Every market will inevitably face challenges, and crypto is no exception. However, a key sign of maturity is how the market reacts to negative events. The recent Bybit hack, which occurred late last week, is a case in point—while significant, it did not trigger widespread panic.
Thus, we can point out two potential positive takeaways:
1) As shown in the chart, ETH prices (and the broader crypto market) experienced limited impact and have already rebounded, surpassing pre-incident levels.
2) Allegedly (pending audit confirmation), the exchange replenished its ETH reserves after a $1.4 billion exploit.
Market Highlights
Bybit suffered the largest crypto hack in history
On February 21, a hacker stole $1.4 billion from Bybit, after accessing an Ethereum cold wallet and exploiting their flawed security practices.
The exchange claims to have filled the gap in its ETH reserves after the incident.
Despite the events, market impact was relatively minor compared to past events like BOJ hikes, which suggests a growing market maturity when it comes to short-term shocks.
Digital ledgers to settle transactions in ECB
The European Central Bank is planning to establish a system to use a digital ledger-based system to settle transactions in their database.
This could signal a significant institutional use case for blockchain technology, marking another step towards broader institutional adoption.

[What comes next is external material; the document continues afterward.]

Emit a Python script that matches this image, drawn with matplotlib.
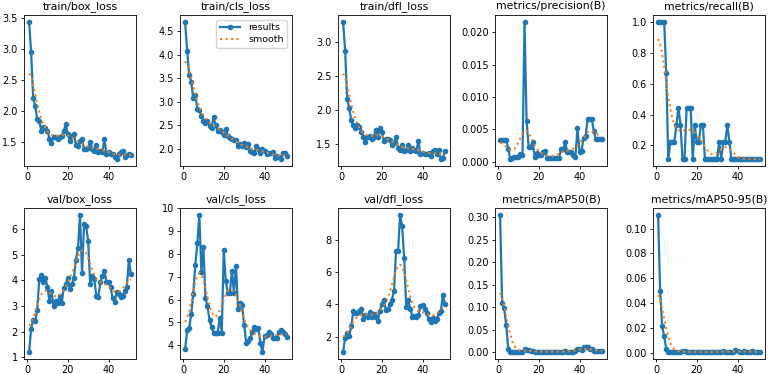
import numpy as np
import matplotlib
matplotlib.use('Agg')
import matplotlib.pyplot as plt

epochs = np.arange(1, 52)

titles = ['train/box_loss', 'train/cls_loss', 'train/dfl_loss', 'metrics/precision(B)', 'metrics/recall(B)',
          'val/box_loss', 'val/cls_loss', 'val/dfl_loss', 'metrics/mAP50(B)', 'metrics/mAP50-95(B)']

train_box_loss = [3.43, 2.94, 2.20, 2.08, 1.86, 1.83, 1.68, 1.73, 1.72, 1.68,
                  1.55, 1.48, 1.58, 1.58, 1.55, 1.58, 1.60, 1.68, 1.78, 1.62,
                  1.52, 1.60, 1.62, 1.45, 1.43, 1.52, 1.55, 1.38, 1.38, 1.40,
                  1.50, 1.38, 1.35, 1.45, 1.33, 1.35, 1.33, 1.55, 1.30, 1.33,
                  1.30, 1.30, 1.25, 1.22, 1.30, 1.33, 1.35, 1.25, 1.28, 1.30, 1.28]
train_cls_loss = [4.70, 4.09, 3.57, 3.43, 3.07, 3.15, 2.85, 2.82, 2.70, 2.60,
                  2.55, 2.60, 2.48, 2.45, 2.67, 2.50, 2.38, 2.40, 2.35, 2.30,
                  2.42, 2.28, 2.22, 2.20, 2.18, 2.18, 2.05, 2.10, 2.05, 2.12,
                  2.03, 2.10, 1.95, 1.93, 1.92, 2.05, 2.00, 1.92, 2.00, 1.95,
                  1.88, 1.90, 1.90, 1.93, 1.80, 1.85, 1.82, 1.78, 1.92, 1.90, 1.85]
train_dfl_loss = [3.29, 2.87, 2.16, 2.03, 1.85, 1.78, 1.73, 1.78, 1.75, 1.68,
                  1.60, 1.53, 1.60, 1.62, 1.58, 1.60, 1.70, 1.60, 1.73, 1.68,
                  1.55, 1.57, 1.58, 1.56, 1.48, 1.52, 1.60, 1.45, 1.42, 1.48,
                  1.40, 1.42, 1.48, 1.40, 1.45, 1.42, 1.40, 1.55, 1.35, 1.37,
                  1.35, 1.35, 1.37, 1.33, 1.40, 1.42, 1.35, 1.42, 1.28, 1.30, 1.40]
precision = [0.0033, 0.0033, 0.0033, 0.0033, 0.0020, 0.0004, 0.0006, 0.0007, 0.0007, 0.0008,
             0.0012, 0.0010, 0.0216, 0.0063, 0.0023, 0.0023, 0.0030, 0.0008, 0.0013, 0.0010,
             0.0011, 0.0015, 0.0017, 0.0006, 0.0006, 0.0006, 0.0006, 0.0006, 0.0006, 0.0006,
             0.0020, 0.0020, 0.0030, 0.0015, 0.0015, 0.0015, 0.0010, 0.0008, 0.0052, 0.0015,
             0.0017, 0.0037, 0.0040, 0.0066, 0.0066, 0.0066, 0.0048, 0.0035, 0.0035, 0.0035, 0.0035]
recall = [1.0, 1.0, 1.0, 1.0, 0.667, 0.111, 0.222, 0.222, 0.222, 0.333,
          0.444, 0.333, 0.111, 0.111, 0.444, 0.444, 0.444, 0.111, 0.333, 0.222,
          0.222, 0.333, 0.333, 0.111, 0.111, 0.111, 0.111, 0.111, 0.111, 0.111,
          0.222, 0.111, 0.222, 0.222, 0.333, 0.222, 0.111, 0.111, 0.111, 0.111,
          0.111, 0.111, 0.111, 0.111, 0.111, 0.111, 0.111, 0.111, 0.111, 0.111, 0.111]
val_box_loss = [1.20, 2.10, 2.45, 2.40, 2.85, 4.05, 4.20, 3.95, 4.10, 3.75,
                3.20, 3.60, 3.00, 3.20, 3.10, 3.40, 3.10, 3.70, 3.85, 4.10,
                3.65, 3.85, 4.10, 4.80, 5.25, 6.55, 4.30, 6.20, 6.10, 5.55,
                3.85, 4.15, 4.05, 3.40, 3.35, 3.95, 4.15, 4.35, 3.95, 3.95,
                3.75, 3.30, 3.15, 3.55, 3.45, 3.35, 3.40, 3.60, 3.75, 4.80, 4.25]
val_cls_loss = [3.82, 4.65, 4.75, 5.35, 6.25, 7.50, 8.45, 9.70, 7.20, 8.30,
                6.05, 5.70, 5.10, 4.80, 4.55, 4.55, 4.55, 5.20, 4.55, 8.15,
                6.80, 6.30, 6.30, 7.25, 6.30, 7.45, 5.60, 5.85, 5.75, 4.90,
                4.10, 4.20, 4.30, 4.60, 4.80, 4.70, 4.75, 4.10, 3.70, 4.40,
                4.45, 4.60, 4.50, 4.30, 4.30, 4.30, 4.60, 4.65, 4.60, 4.50, 4.35]
val_dfl_loss = [1.05, 1.95, 2.25, 2.05, 2.65, 3.60, 3.50, 3.45, 3.60, 3.70,
                3.10, 3.35, 3.20, 3.55, 3.25, 3.40, 3.25, 2.95, 3.60, 4.00,
                4.30, 3.65, 3.75, 4.00, 4.30, 4.85, 7.30, 7.30, 9.55, 8.85,
                6.85, 3.85, 4.25, 3.75, 3.25, 3.30, 3.20, 3.35, 3.90, 3.95,
                3.75, 3.50, 3.10, 2.90, 3.15, 3.00, 3.10, 3.45, 3.60, 4.60, 4.05]
map50 = [0.305, 0.110, 0.098, 0.060, 0.008, 0.000, 0.001, 0.001, 0.001, 0.001,
         0.001, 0.001, 0.006, 0.005, 0.004, 0.003, 0.002, 0.001, 0.001, 0.001,
         0.001, 0.001, 0.001, 0.001, 0.001, 0.001, 0.001, 0.001, 0.001, 0.001,
         0.001, 0.001, 0.002, 0.001, 0.001, 0.001, 0.001, 0.002, 0.007, 0.006,
         0.004, 0.011, 0.012, 0.011, 0.007, 0.007, 0.003, 0.002, 0.002, 0.002, 0.002]
map50_95 = [0.111, 0.050, 0.021, 0.013, 0.003, 0.0003, 0.0004, 0.0004, 0.0005, 0.0005,
            0.0005, 0.0006, 0.0015, 0.0010, 0.0006, 0.0005, 0.0004, 0.0004, 0.0004, 0.0004,
            0.0004, 0.0005, 0.0008, 0.0004, 0.0004, 0.0004, 0.0004, 0.0004, 0.0004, 0.0005,
            0.0005, 0.0006, 0.0012, 0.0005, 0.0005, 0.0004, 0.0004, 0.0006, 0.0020, 0.0010,
            0.0006, 0.0008, 0.0012, 0.0008, 0.0006, 0.0005, 0.0010, 0.0005, 0.0005, 0.0004, 0.0004]

series = [train_box_loss, train_cls_loss, train_dfl_loss, precision, recall,
          val_box_loss, val_cls_loss, val_dfl_loss, map50, map50_95]

yticks = [[1.5, 2.0, 2.5, 3.0, 3.5],
          [2.0, 2.5, 3.0, 3.5, 4.0, 4.5],
          [1.5, 2.0, 2.5, 3.0],
          [0.000, 0.005, 0.010, 0.015, 0.020],
          [0.2, 0.4, 0.6, 0.8, 1.0],
          [1, 2, 3, 4, 5, 6],
          [4, 5, 6, 7, 8, 9, 10],
          [2, 4, 6, 8],
          [0.00, 0.05, 0.10, 0.15, 0.20, 0.25, 0.30],
          [0.00, 0.02, 0.04, 0.06, 0.08, 0.10]]
yfmt = ['%.1f', '%.1f', '%.1f', '%.3f', '%.1f', '%d', '%d', '%d', '%.2f', '%.2f']


def smooth(y, sigma=3):
    # gaussian smoothing like scipy gaussian_filter1d (reflect mode)
    y = np.asarray(y, dtype=float)
    r = int(4 * sigma + 0.5)
    k = np.exp(-0.5 * (np.arange(-r, r + 1) / sigma) ** 2)
    k /= k.sum()
    yp = np.pad(y, r, mode='symmetric')
    return np.convolve(yp, k, mode='valid')


fig = plt.figure(figsize=(7.7, 3.74), dpi=100)
lefts = [24, 180, 338, 495, 653]
tops = [15, 208]
w, h = 112, 151

for i, (t, y) in enumerate(zip(titles, series)):
    row, col = divmod(i, 5)
    ax = fig.add_axes([lefts[col] / 770, (374 - tops[row] - h) / 374, w / 770, h / 374])
    ax.plot(epochs, y, marker='.', color='tab:blue', linewidth=1.6, markersize=6, label='results')
    ax.plot(epochs, smooth(y), ':', color='tab:orange', linewidth=1.5, label='smooth')
    ax.set_title(t, fontsize=7.8, pad=4)
    ax.set_xticks([0, 20, 40])
    ax.set_yticks(yticks[i])
    ax.set_yticklabels([yfmt[i] % v for v in yticks[i]])
    ax.tick_params(labelsize=7, length=2.5, width=0.6, pad=2)
    for s in ax.spines.values():
        s.set_linewidth(0.6)
    if i == 1:
        ax.legend(fontsize=6.8, loc='upper right', handlelength=2.2, borderpad=0.4, labelspacing=0.3)

fig.savefig('out.png', dpi=100)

SEC new unit to protect against fraud in crypto
SEC announced the creation of a new unit aimed at protecting investors from frauds related to crypto and AI.

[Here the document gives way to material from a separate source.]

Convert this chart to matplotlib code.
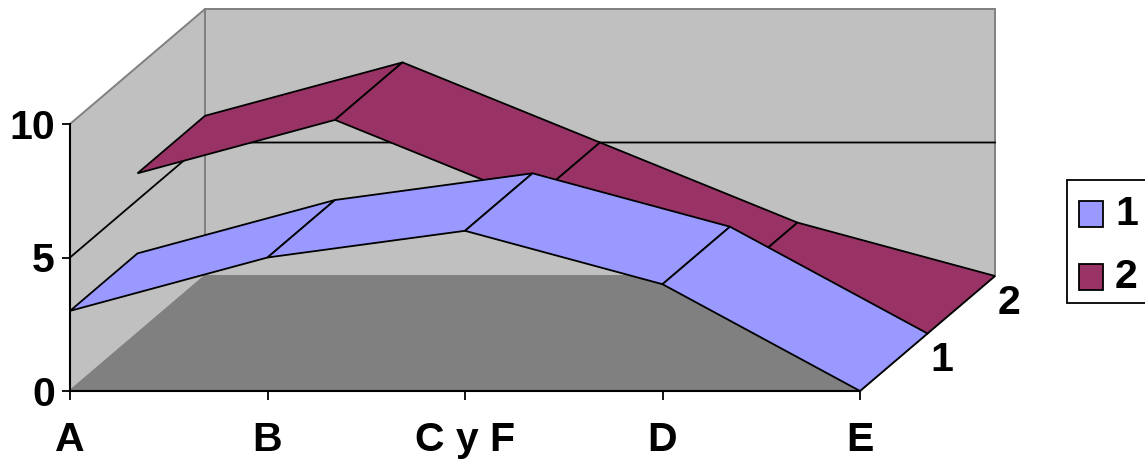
import matplotlib
matplotlib.use("Agg")
import matplotlib.pyplot as plt
from matplotlib.patches import Polygon, Rectangle

plt.rcParams['font.family'] = ['Liberation Sans', 'DejaVu Sans']
plt.rcParams['font.weight'] = 'bold'

categories = ['A', 'B', 'C y F', 'D', 'E']
series_names = ['1', '2']
series_1 = [3, 5, 6, 4, 0]
series_2 = [6, 8, 5, 2, 0]
y_ticks = [0, 5, 10]

BLUE = '#9999FF'
RED = '#993366'
WALL = '#C0C0C0'
FLOOR = '#808080'
FS = 29.5

W, H = 1145, 463
# how far one full chart depth shifts things, in data units
DX = 135 / 197.5
DY = 115 / 26.7


def proj(i, v, d):
    return i + d * DX, v + d * DY


def face(points, **kw):
    ax.add_patch(Polygon([proj(*p) for p in points], closed=True, clip_on=False, **kw))


fig = plt.figure(figsize=(W / 100, H / 100), dpi=100)
ax = fig.add_axes([70 / W, (H - 391) / H, 790 / W, 267 / H])
n = len(categories) - 1
ax.set_xlim(0, n)
ax.set_ylim(0, 10)

# walls and floor
wall_kw = dict(edgecolor=FLOOR, linewidth=1.4, joinstyle='miter')
face([(0, 0, 1), (n, 0, 1), (n, 10, 1), (0, 10, 1)], facecolor=WALL, zorder=1, **wall_kw)
face([(0, 0, 0), (0, 0, 1), (0, 10, 1), (0, 10, 0)], facecolor=WALL, zorder=1, **wall_kw)
face([(0, 0, 0), (0, 0, 1), (n, 0, 1), (n, 0, 0)], facecolor=FLOOR, zorder=2, **wall_kw)

# gridline at 5, runs along the side wall and the back wall
gx, gy = zip(*[proj(0, 5, 0), proj(0, 5, 1), proj(n, 5, 1)])
ax.plot(gx, gy, color='black', lw=1.3, zorder=3, clip_on=False)

# ribbons, back one first
ribbons = [(series_2, RED, 0.5, 1.0, 4), (series_1, BLUE, 0.0, 0.5, 5)]
for vals, col, d0, d1, z in ribbons:
    for i in range(n):
        face([(i, vals[i], d0), (i + 1, vals[i + 1], d0),
              (i + 1, vals[i + 1], d1), (i, vals[i], d1)],
             facecolor=col, edgecolor='black', linewidth=1.3, zorder=z)

ax.patch.set_visible(False)
for side in ['top', 'right']:
    ax.spines[side].set_visible(False)
for side in ['left', 'bottom']:
    ax.spines[side].set_linewidth(1.5)
    ax.spines[side].set_zorder(6)

ax.set_xticks(range(len(categories)))
ax.set_xticklabels(categories)
ax.set_yticks(y_ticks)
ax.tick_params(axis='x', labelsize=FS, length=6.5, width=1.3, pad=15)
ax.tick_params(axis='y', labelsize=FS, length=6, width=1.3, pad=5)

# depth axis labels
for k, name in enumerate(series_names):
    x, y = proj(n, 0, 0.5 * (k + 1))
    ax.text(x + 0.015, y - 1.0, name, fontsize=FS, ha='left', va='center',
            clip_on=False)

# legend, its box runs off the right edge of the picture
fig.add_artist(Rectangle((1067 / W, (H - 303) / H), 90 / W, 123 / H,
                         transform=fig.transFigure, facecolor='white',
                         edgecolor='black', linewidth=1.3))
for name, col, top in zip(series_names, [BLUE, RED], [201, 264]):
    fig.add_artist(Rectangle((1079 / W, (H - top - 26) / H), 24 / W, 26 / H,
                             transform=fig.transFigure, facecolor=col,
                             edgecolor='black', linewidth=1.3))
    fig.text(1115 / W, (H - top - 13) / H, name, fontsize=FS, ha='left', va='center')

fig.savefig('out.png', dpi=100)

This once again underscores the new administration’s focus on advancing security and regulatory developments in the crypto industry, potentially serving as another strong tailwind for future adoption.
Market Metrics
The NCITM had another sideways week (-1.3%), with strong headwinds like the Bybit exploit widening the gap between NCITM and other asset classes. Given this month’s challenges and ongoing regulatory developments, this movement was largely expected. However, as we’ve noted in previous insights, these long-term developments could become a strong catalyst for crypto performance in 2025.